Site Reliability Engineering (SRE) at Google combines software and systems engineering to build and maintain large-scale, distributed systems. This role focuses on ensuring Google's services maintain optimal reliability and performance while continuously improving. As a Systems Engineer III in SRE, you'll tackle complex scalability challenges unique to Google's infrastructure while applying expertise in coding, algorithms, and system design. The role involves both hands-on technical work and collaboration with global teams.
The position requires strong programming skills and deep knowledge of Linux/Unix systems and networking. You'll be responsible for improving reliability of critical enterprise applications, participating in on-call rotations, and driving technical improvements through automation and system evolution. The role offers opportunities to work with cutting-edge technology at massive scale while contributing to Google's technical infrastructure.
SRE at Google promotes a culture of intellectual curiosity and problem-solving in a blame-free environment.

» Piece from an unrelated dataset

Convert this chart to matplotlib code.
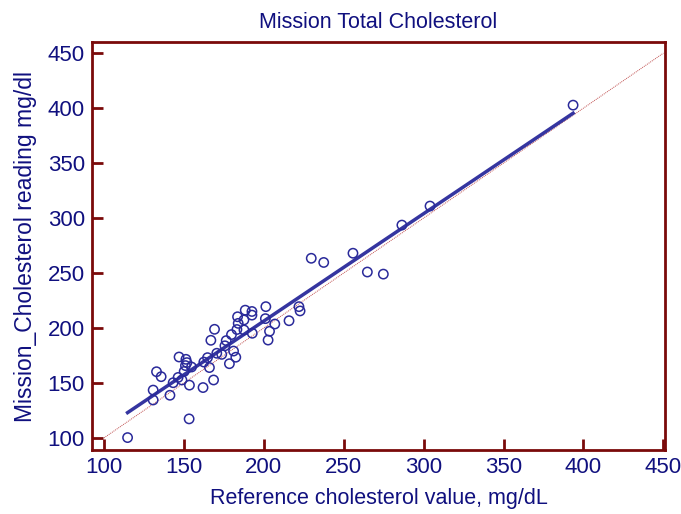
import numpy as np
import matplotlib
matplotlib.use("Agg")
import matplotlib.pyplot as plt

plt.rcParams['font.family'] = ['Liberation Sans', 'DejaVu Sans']

ref = [114.8, 153.3, 130.8, 130.8, 141.3, 132.9, 135.8, 143.3, 146.4, 147.0,
       151.3, 151.9, 151.0, 150.2, 148.8, 153.5, 154.8, 162.0, 162.5, 164.8,
       166.0, 168.6, 166.9, 169.2, 170.6, 173.7, 175.7, 176.5, 178.5, 179.8,
       181.1, 182.5, 183.2, 183.6, 184.0, 187.6, 188.4, 192.6, 192.6, 187.6,
       192.8, 201.0, 201.3, 203.6, 202.7, 206.9, 215.8, 222.0, 222.7, 229.7,
       237.5, 255.8, 264.8, 274.8, 286.4, 304.0, 393.5]
mission = [100.3, 117.3, 143.5, 134.5, 138.8, 160.2, 155.7, 150.2, 155.0, 173.6,
           171.5, 168.5, 165.8, 160.5, 152.7, 148.0, 164.5, 145.8, 169.0, 173.0,
           164.0, 152.7, 188.8, 198.8, 177.0, 176.0, 183.8, 188.5, 167.5, 194.0,
           179.0, 173.4, 198.6, 210.2, 204.2, 207.3, 216.2, 215.0, 211.7, 198.2,
           195.2, 208.5, 219.4, 197.0, 189.0, 203.6, 206.6, 219.4, 215.5, 263.4,
           259.6, 268.0, 250.9, 249.0, 293.6, 310.9, 402.7]

x_ticks = [100, 150, 200, 250, 300, 350, 400, 450]
y_ticks = [100, 150, 200, 250, 300, 350, 400, 450]

navy = '#10107f'
frame = '#7a0a0a'

fig = plt.figure(figsize=(6.81, 5.14), dpi=100)
ax = fig.add_axes([0.135, 0.1245, 0.8415, 0.7935])

# line of identity
ax.plot([100, 450], [100, 450], color='#c05050', lw=0.7, ls=(0, (1, 1)), zorder=1)

# regression line over the data range
slope, intercept = np.polyfit(ref, mission, 1)
xs = np.array([min(ref), max(ref)])
ax.plot(xs, intercept + slope * xs, color='#3535a0', lw=2.5, zorder=2)

ax.scatter(ref, mission, s=45, facecolors='none', edgecolors='#2a2a9a',
           linewidths=1.1, zorder=3)

ax.set_xlim(92.5, 451)
ax.set_ylim(89, 460)
ax.set_xticks(x_ticks)
ax.set_yticks(y_ticks)

for sp in ax.spines.values():
    sp.set_color(frame)
    sp.set_linewidth(2)
ax.tick_params(direction='in', length=8, width=2, color=frame,
               labelcolor=navy, labelsize=16, pad=5)

ax.set_title("Mission Total Cholesterol", color=navy, fontsize=15.5, pad=10)
ax.set_xlabel("Reference cholesterol value, mg/dL", color=navy, fontsize=15.5, labelpad=7)
ax.set_ylabel("Mission_Cholesterol reading mg/dl", color=navy, fontsize=16.5, labelpad=8)

plt.savefig("out.png", dpi=100)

The team brings together diverse perspectives and backgrounds, encouraging collaboration and innovative thinking. You'll have the chance to work on meaningful projects with self-direction while receiving support and mentorship for professional growth.
The Technical Infrastructure team, which this role is part of, is fundamental to Google's operations, building and maintaining the architecture that powers Google's entire product portfolio. This includes developing data centers, creating next-generation platforms, and ensuring networks deliver the best possible user experience.